Gawker Media has moved to a pay-for-traffic business model, and Valleywag’s Paul Boutin has the full memo. Essentially, Gawker Media writers will now be paid in any given month the greater of two numbers: either their base pay, or the number of times their articles have been viewed, multiplied by their site’s "pageview rate" (as determined every quarter).
Gawker’s Noah Robischon, in the memo, spins this as a way for Gawker "to dispense pay increases automatically," without writers having to curry favor with individual editors. And in an interview in December, outgoing Gawker editor Choire Sicha declared himself happy with this scheme:
I think I’m one of the few who’s really in favor of it, essentially. Conceptually what paying people for their traffic does is it puts income in the hands of the worker; it puts control of the income, in some slightly messy way, in the hands of the people actually doing the writing. I think that’s actually kind of a huge advance.
"Messy" is right, given management’s ability to change pageview rates at whim. But even Robischon admits this system isn’t perfect.
For one thing, it essentially marks the official death of the Gawker Media blog as something you can read by reloading the home page every so often. Since home-page pageviews don’t count towards individual writers’ pageview counts, everything depends on driving readers to individual story pages.
But given how rare it is for a new pay scheme to be made public in such detail, it’s worth examining the economics here.
For one thing, the relationship between base pay and bonuses is exactly the opposite of what it is at most companies. Generally speaking, people with higher salaries get higher bonuses. At Gawker Media, however, it’s the other way around: ceteris paribus, the lower your base pay, the higher your bonus is going to be, since you have to "earn out" your base pay before you get a penny in bonus pay. Consider this anecdote from Robischon:
Four sites are already using the new bonus system (Gawker, Wonkette, Gizmodo and Defamer). One guest editor on Wonkette landed a huge exclusive and walked away with an extra $3k in his paycheck.
I reckon that Robischon is referring to this post, which has received over 380,000 pageviews so far. It’s worth noting that the "guest editor" didn’t even have posting privileges: he’s not credited in the normal byline space but rather at the foot of the post, as "Princess Sparkle Pony". (Which means that his base pay is very low and might even be zero, thereby artificially increasing his bonus.) What’s more, the post is a fortuitous one, a result of the fact that Mr Pony has known the source of the exclusive for "several years". Clearly this is not the kind of thing that your average Gawker Media employee can expect to produce on a regular basis.

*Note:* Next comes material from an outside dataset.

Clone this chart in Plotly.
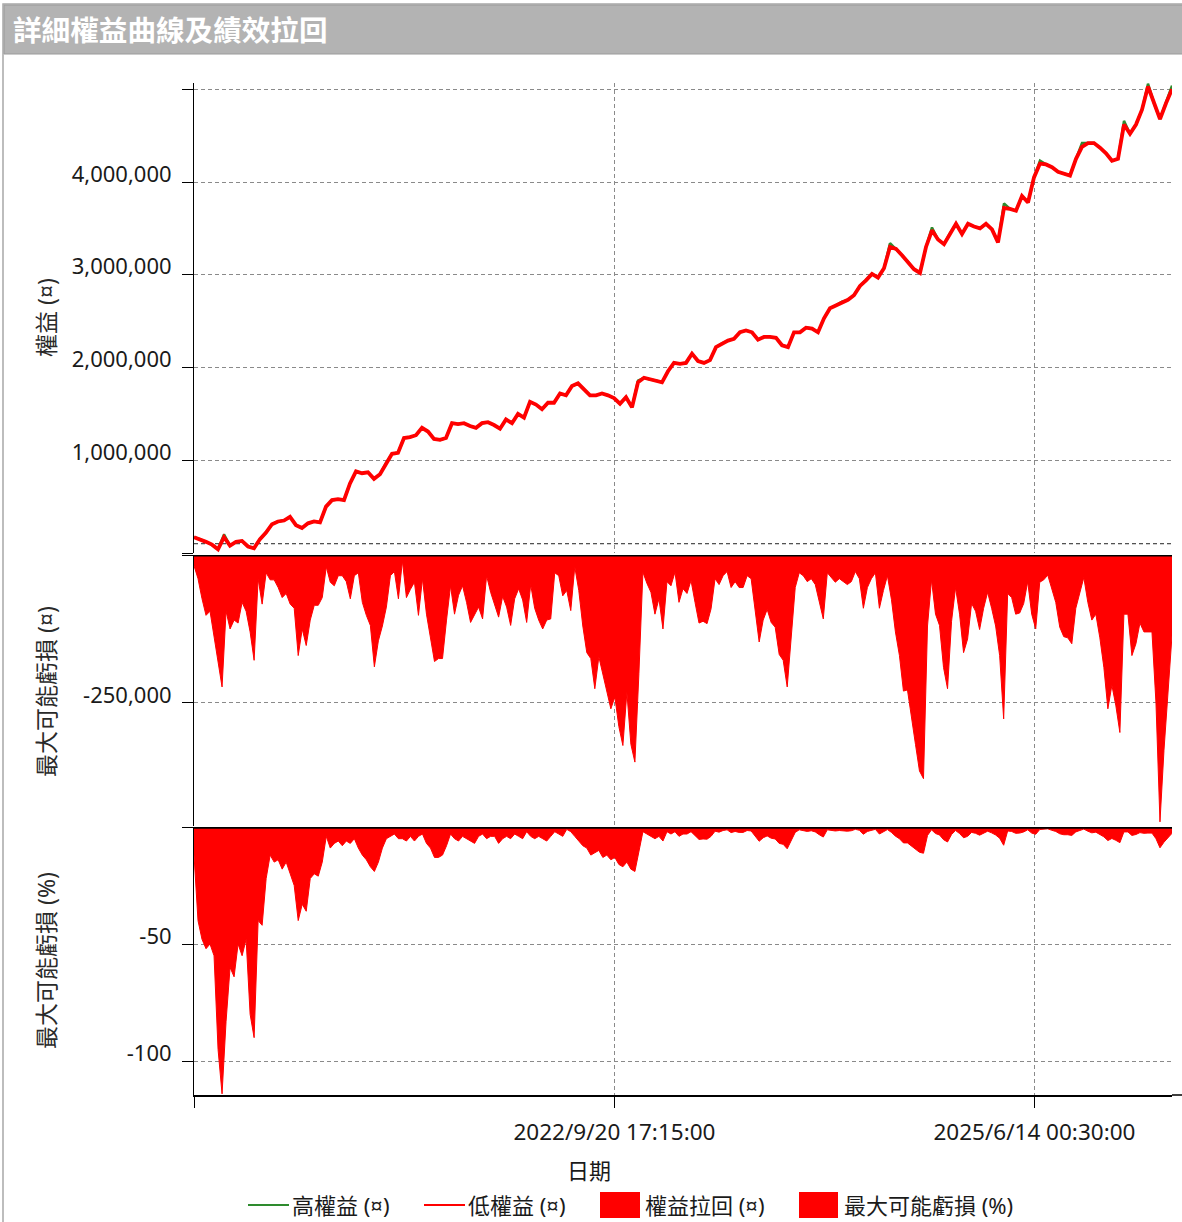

In contrast, Gawker is meant to be a news site, and Denton is looking to poach newspaper reporters at competitive salaries. My feeling is that those reporters won’t be able to expect much in the way of bonuses for some time after they’re hired, just because their base pay is going to be high enough (definitely more than $3,000 a month, in any event) that they won’t be able to earn it out.
On the other hand, long-standing Gawker Media employees are in a much better position:
You will be eligible for a bonus based on the number of pageviews your posts receive each month. This total includes any pageview on any story with your byline that was read during the month, even if the story is months or years old.
This is music to the ears of anybody who’s been writing on sites like Lifehacker or Gridskipper for some time – those posts can remain fresh for years. On the other hand, it’s unlikely to be much use to Gawker writers, and not only because there aren’t any longstanding Gawker writers. And more generally, this pay scheme makes it harder to join Gawker – since new writers don’t have an archive of old stories generating page views – and also (marginally) harder to leave it once you’ve been there for some time.
At least two things remain to be seen: whether the new pay scheme will increase the amount of salaciousness at the expense of the sites’ broader credibility, and whether the new pay scheme will adequately reward the kind of old-fashioned shoe-leather journalism that Denton wants to encourage at Gawker. One thing I’ve noticed in my years blogging is that your most popular posts are never your best posts, and that it’s pretty much impossible to predict which posts are going to catch on and get lots of pageviews. The new Gawker pay scheme, then, might well end up simply rewarding the lucky, rather than the good.